I hope people don't think, Well, he's a different person; look
what he's done. I'd rather they think, That's just Mark McGwire;
he did something historical, but, hey, he's just like us.

The way people across America have treated me this year, it's
almost as if we broke the record together. People told me, "I can
relate to you." Well, they did because I'm just a normal guy,
because I show emotion and because I care about other people,
especially children. So just because I broke the record, please
don't lose sight of the fact that I am still all those things.

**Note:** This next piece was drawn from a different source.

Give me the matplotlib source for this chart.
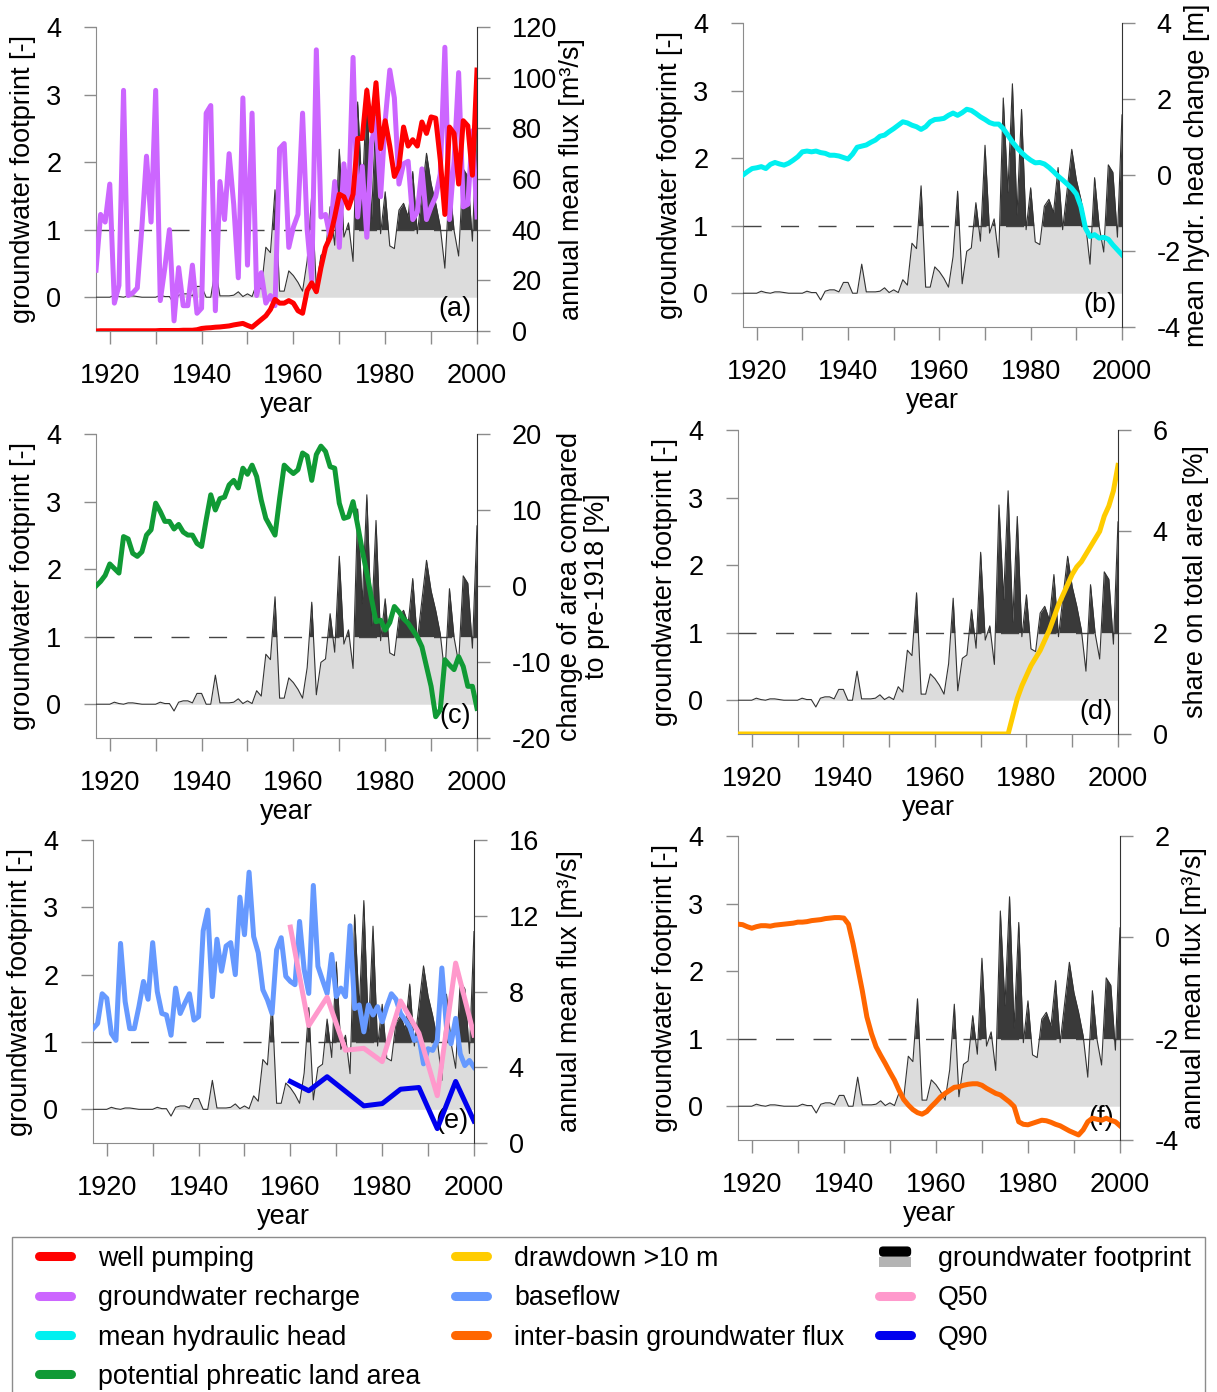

This is what I wish: that when I go home to Southern California
after the season, my life will be the same as what it was before
the record. I want to walk into the same public gym where I've
always worked out, say hello to some friends, get my workout in
and go home. Is that possible? I hope it is.

I know the opportunities for endorsements and appearances are
pouring in. The day after I broke the record my adviser and good
friend, Jim Milner, told me, "There's no way I can handle all of
this." So we had to hire a public-relations firm just to field
all the calls. But I told Jim, "Don't even mention a thing to me
until a week or two after the season." Then I'm going to be very,
very careful about what I consider.

I'm not going to allow any opportunities to take my vacation time
away. I realize you can get caught up in all the commitments, and
the next thing you know you're in spring training. I don't want
that to happen. I want to relax. I want to play some golf. It's
the sport I played first, since I was five years old--my
handicap's 10 now, because I haven't been playing much, but it's
been as low as four. My golf swing actually comes more naturally
to me than my baseball swing.

I really want to enjoy being with my son, Matthew. My birthday is
Oct. 1; I'll be 35. His is three days later; he turns 11. For the
past few years we've taken a vacation together to celebrate our
birthdays. Last year we went to Mexico. This year we're going to
a special place, which I'll keep quiet. I'm very sensitive about
Matthew's being in the public eye. I understand people are going
to look at me differently and place more demands on me. But,
please, leave my son alone. Let him be a child.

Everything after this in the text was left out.